WHAT TO PRODUCE:
Leave out the pictures and copy everything else below exactly.

DATA:

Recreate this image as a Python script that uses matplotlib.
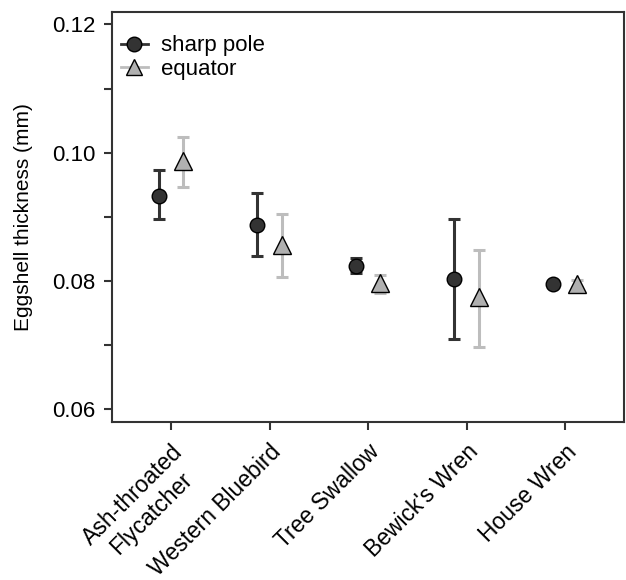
import numpy as np
import matplotlib.pyplot as plt
from matplotlib.lines import Line2D

plt.rcParams['font.family'] = ['Liberation Sans', 'DejaVu Sans']

species = ['Ash-throated\nFlycatcher', 'Western Bluebird', 'Tree Swallow',
           "Bewick's Wren", 'House Wren']
sharp_mean = [0.0932, 0.0887, 0.0824, 0.0803, 0.0795]
sharp_lo = [0.0896, 0.0839, 0.0812, 0.0710, 0.0790]
sharp_hi = [0.0973, 0.0938, 0.0836, 0.0896, 0.0800]
eq_mean = [0.0987, 0.0856, 0.0797, 0.0775, 0.0796]
eq_lo = [0.0947, 0.0806, 0.0782, 0.0697, 0.0791]
eq_hi = [0.1025, 0.0904, 0.0809, 0.0849, 0.0801]

y_ticks = [0.06, 0.07, 0.08, 0.09, 0.10, 0.11, 0.12]
y_labels = ['0.06', '', '0.08', '', '0.10', '', '0.12']

dark = '#333333'
light = '#bdbdbd'
fill_eq = '#b0b0b0'

fig = plt.figure(figsize=(6.26, 5.8), dpi=100)
ax = fig.add_axes([0.179, 0.272, 0.818, 0.707])

x = np.arange(1, len(species) + 1)
dodge = 0.125

sm = np.array(sharp_mean)
em = np.array(eq_mean)
ax.errorbar(x - dodge, sm, yerr=[sm - np.array(sharp_lo), np.array(sharp_hi) - sm],
            fmt='none', ecolor=dark, elinewidth=2.2, capsize=4, capthick=2.2, zorder=2)
ax.errorbar(x + dodge, em, yerr=[em - np.array(eq_lo), np.array(eq_hi) - em],
            fmt='none', ecolor=light, elinewidth=2.2, capsize=4, capthick=2.2, zorder=2)
ax.plot(x - dodge, sm, 'o', ms=10.5, mfc=dark, mec='black', mew=1, ls='none', zorder=3)
ax.plot(x + dodge, em, '^', ms=12.5, mfc=fill_eq, mec='black', mew=1, ls='none', zorder=3)

ax.set_xlim(0.4, 5.6)
ax.set_ylim(0.0580, 0.1219)
ax.set_yticks(y_ticks)
ax.set_yticklabels(y_labels, fontsize=16)
ax.set_xticks(x)
ax.set_xticklabels(species, rotation=45, ha='right', rotation_mode='anchor',
                   multialignment='center', fontsize=16.5)

ax.tick_params(axis='both', direction='out', length=6, width=1.5, color=dark,
               labelcolor='black')
ax.tick_params(axis='x', pad=7)
ax.tick_params(axis='y', pad=6)
for s in ax.spines.values():
    s.set_color(dark)
    s.set_linewidth(1.5)

ax.set_ylabel('Eggshell thickness (mm)', fontsize=15, labelpad=14)

handles = [
    Line2D([0], [0], color=dark, lw=2, marker='o', ms=10.5, mfc=dark, mec='black'),
    Line2D([0], [0], color=light, lw=2, marker='^', ms=12, mfc=fill_eq, mec='black'),
]
ax.legend(handles, ['sharp pole', 'equator'], loc='upper left', frameon=False,
          fontsize=16, handlelength=1.2, handletextpad=0.6, labelspacing=0.1,
          borderaxespad=0.0, bbox_to_anchor=(0.0, 0.965))

fig.savefig('out.png', dpi=100)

TASK SOLUTION:
Recreate this image as a Python script that uses matplotlib.
import numpy as np
import matplotlib.pyplot as plt
from matplotlib.lines import Line2D

plt.rcParams['font.family'] = ['Liberation Sans', 'DejaVu Sans']

species = ['Ash-throated\nFlycatcher', 'Western Bluebird', 'Tree Swallow',
           "Bewick's Wren", 'House Wren']
sharp_mean = [0.0932, 0.0887, 0.0824, 0.0803, 0.0795]
sharp_lo = [0.0896, 0.0839, 0.0812, 0.0710, 0.0790]
sharp_hi = [0.0973, 0.0938, 0.0836, 0.0896, 0.0800]
eq_mean = [0.0987, 0.0856, 0.0797, 0.0775, 0.0796]
eq_lo = [0.0947, 0.0806, 0.0782, 0.0697, 0.0791]
eq_hi = [0.1025, 0.0904, 0.0809, 0.0849, 0.0801]

y_ticks = [0.06, 0.07, 0.08, 0.09, 0.10, 0.11, 0.12]
y_labels = ['0.06', '', '0.08', '', '0.10', '', '0.12']

dark = '#333333'
light = '#bdbdbd'
fill_eq = '#b0b0b0'

fig = plt.figure(figsize=(6.26, 5.8), dpi=100)
ax = fig.add_axes([0.179, 0.272, 0.818, 0.707])

x = np.arange(1, len(species) + 1)
dodge = 0.125

sm = np.array(sharp_mean)
em = np.array(eq_mean)
ax.errorbar(x - dodge, sm, yerr=[sm - np.array(sharp_lo), np.array(sharp_hi) - sm],
            fmt='none', ecolor=dark, elinewidth=2.2, capsize=4, capthick=2.2, zorder=2)
ax.errorbar(x + dodge, em, yerr=[em - np.array(eq_lo), np.array(eq_hi) - em],
            fmt='none', ecolor=light, elinewidth=2.2, capsize=4, capthick=2.2, zorder=2)
ax.plot(x - dodge, sm, 'o', ms=10.5, mfc=dark, mec='black', mew=1, ls='none', zorder=3)
ax.plot(x + dodge, em, '^', ms=12.5, mfc=fill_eq, mec='black', mew=1, ls='none', zorder=3)

ax.set_xlim(0.4, 5.6)
ax.set_ylim(0.0580, 0.1219)
ax.set_yticks(y_ticks)
ax.set_yticklabels(y_labels, fontsize=16)
ax.set_xticks(x)
ax.set_xticklabels(species, rotation=45, ha='right', rotation_mode='anchor',
                   multialignment='center', fontsize=16.5)

ax.tick_params(axis='both', direction='out', length=6, width=1.5, color=dark,
               labelcolor='black')
ax.tick_params(axis='x', pad=7)
ax.tick_params(axis='y', pad=6)
for s in ax.spines.values():
    s.set_color(dark)
    s.set_linewidth(1.5)

ax.set_ylabel('Eggshell thickness (mm)', fontsize=15, labelpad=14)

handles = [
    Line2D([0], [0], color=dark, lw=2, marker='o', ms=10.5, mfc=dark, mec='black'),
    Line2D([0], [0], color=light, lw=2, marker='^', ms=12, mfc=fill_eq, mec='black'),
]
ax.legend(handles, ['sharp pole', 'equator'], loc='upper left', frameon=False,
          fontsize=16, handlelength=1.2, handletextpad=0.6, labelspacing=0.1,
          borderaxespad=0.0, bbox_to_anchor=(0.0, 0.965))

fig.savefig('out.png', dpi=100)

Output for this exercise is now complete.